Thirty Days of Metal — Day 23: Interaction

Warren Moore
10 min readMay 3, 2022

This series of posts is my attempt to present the Metal graphics programming framework in small, bite-sized chunks for Swift app developers who haven’t done GPU programming before.

If you want to work through this series in order, start here. To download the sample code for this article, go here.

What fun is a dense asteroid field in the middle of space if you can’t fly through it? In this article, we will learn the basics of interaction. We will learn how to map mouse movement and keyboard presses in macOS to camera movement, and we will also get familiar with the GameController framework and learn how to simulate a game controller on iOS even if we don’t have a physical controller.

Camera Controllers

So far, to establish a point of view for our virtual camera, we have set a fixed position and orientation. Implementing an interactive camera consists of computing a new position and orientation for the camera when the user provides input.

A camera controller is an object that has the responsibility of turning input events into camera transform updates. There are many possible camera controller schemes which can be selected from depending on the needs of the application. A few are described below.

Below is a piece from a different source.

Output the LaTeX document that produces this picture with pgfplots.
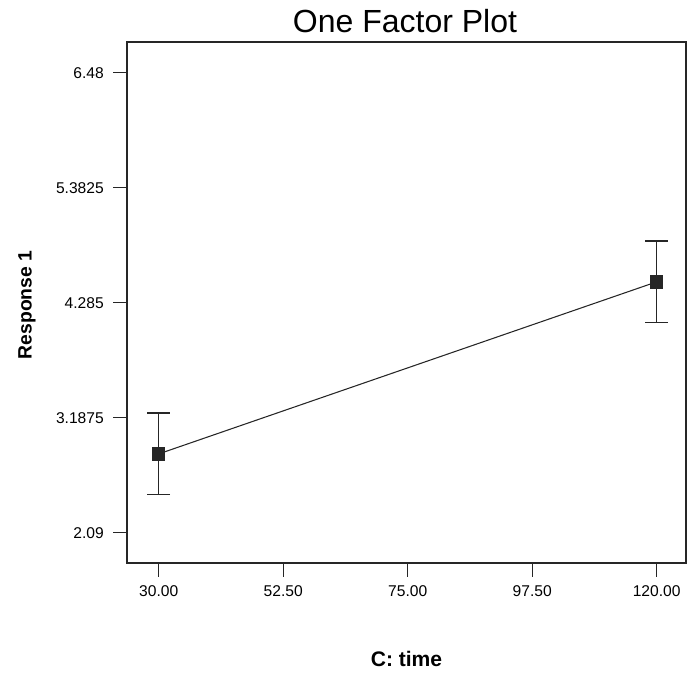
\documentclass[border=0pt]{standalone}
\usepackage{fontspec}
\setmainfont{Liberation Sans}
\usepackage{pgfplots}
\pgfplotsset{compat=1.18}
\begin{document}
\begin{tikzpicture}
\begin{axis}[
  at={(0,0)}, anchor=south west,
  scale only axis, width=419.25pt, height=390.75pt,
  xmin=24.27, xmax=125.3, ymin=1.801, ymax=6.773,
  axis line style={line width=1.4pt, black!85},
  xtick={30,52.5,75,97.5,120},
  xticklabels={30.00,52.50,75.00,97.50,120.00},
  ytick={2.09,3.1875,4.285,5.3825,6.48},
  yticklabels={2.09,3.1875,4.285,5.3825,6.48},
  tick align=outside, xtick pos=bottom, ytick pos=left,
  major tick length=10.5pt,
  tick style={line width=0.9pt, black!85},
  /pgf/number format/assume math mode=true,
  ticklabel style={font=\fontsize{11.7}{13}\selectfont, inner sep=0pt},
  yticklabel style={xshift=-6.75pt},
  xticklabel style={yshift=-6pt},
  xlabel={C: time},
  xlabel style={at={(axis description cs:0.5,0)}, anchor=base, yshift=-77.8pt, font=\bfseries\fontsize{15.8}{18}\selectfont},
]
\addplot[black!85, line width=0.8pt, mark=square*, mark size=4.6pt,
  mark options={solid, fill=black!85},
  error bars/.cd, y dir=both, y explicit,
  error bar style={line width=0.8pt, black!85},
  error mark options={rotate=90, mark size=8.6pt, line width=0.9pt, black!85}]
coordinates {(30,2.842) +- (0,0.391) (120,4.484) +- (0,0.39)};
\end{axis}
\node[anchor=base, font=\fontsize{24}{28}\selectfont] at (208.5pt,397.5pt) {One Factor Plot};
\node[rotate=90, anchor=base, font=\bfseries\fontsize{14.5}{17}\selectfont] at (-71.5pt,193.5pt) {Response 1};
\pgfresetboundingbox
\path[use as bounding box] (-95.25pt,-83.25pt) rectangle (420pt,422.25pt);
\end{tikzpicture}
\end{document}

  • Turntable: The camera points toward the center of the scene, which can be rotated about its vertical axis, as if it were sitting on a turntable or potter’s wheel.
  • Arcball: The scene is enclosed in an invisible sphere (like a hamster ball), and rotates about an axis perpendicular to the direction of drag gestures.
  • Pan: The camera moves in the XY (vertical) plane at a constant distance
  • Truck: The camera moves in the XZ plane at a constant height
  • Fly: The camera moves freely in 3D space, often with the keyboard controlling position and the mouse controlling orientation.

In the sections below we will discuss how to implement a fly camera so we can fly around the instanced asteroid field we made last time.

Fly Cameras

A fly camera can have up to six degrees of freedom: movement along the X, Y, and Z axes, and rotation around each axis. Rotation around the X, Y, and Z axes is called pitch, yaw, and roll, respectively. Other texts use different a different order of axes, but the motion is the same.

The fly camera controller we will implement will only have four degrees of freedom: we will not allow the camera to roll around its local Z axis, nor will we allow translational movement along the local Y axis. Even with these limitations, our camera controller will allow us to navigate quite naturally in 3D space.

We will implement the logic for our fly camera controller in the FlyCameraController class. The controller will hold a reference to a node, called its point of view, that represents the virtual camera:

class FlyCameraController {
let pointOfView: Node

//…
init(pointOfView: Node) {
self.pointOfView = pointOfView
}
//…
}

The purpose of the camera controller is to turn input events into camera motion. The controller stores a few properties that it composes into the camera transform. The eye member stores the camera position, the lookmember stores the forward direction vector, and the up member stores the current up direction vector. It is no accident that these members look a lot like the parameters to the lookAt transform initializer.

private var eye = SIMD3<Float>(0, 0, 0)
private var look = SIMD3<Float>(0, 0, -1)
private var up = SIMD3<Float>(0, 1, 0)

We also need a few constants that affect camera behavior. invertYLook is a boolean that controls whether the pitch angle is inverted before rotation is performed, a common option in video games. eyeSpeed holds the speed, in units per second, at which the camera moves. radiansPerLookPoint holds the number of radians subtended by one screen point, which determines rotation speed.

let invertYLook = false
let eyeSpeed: Float = 6
let radiansPerLookPoint: Float = 0.017

The central method of the camera controller is update(timestep:lookDelta:moveDelta:):

func update(timestep: Float, 
lookDelta: SIMD2<Float>,
moveDelta: SIMD2<Float>)

This method is agnostic to input method: we can map keyboard and mouse events, touch gestures, or game controller inputs to these parameters. We will see below how to do so on macOS and iOS.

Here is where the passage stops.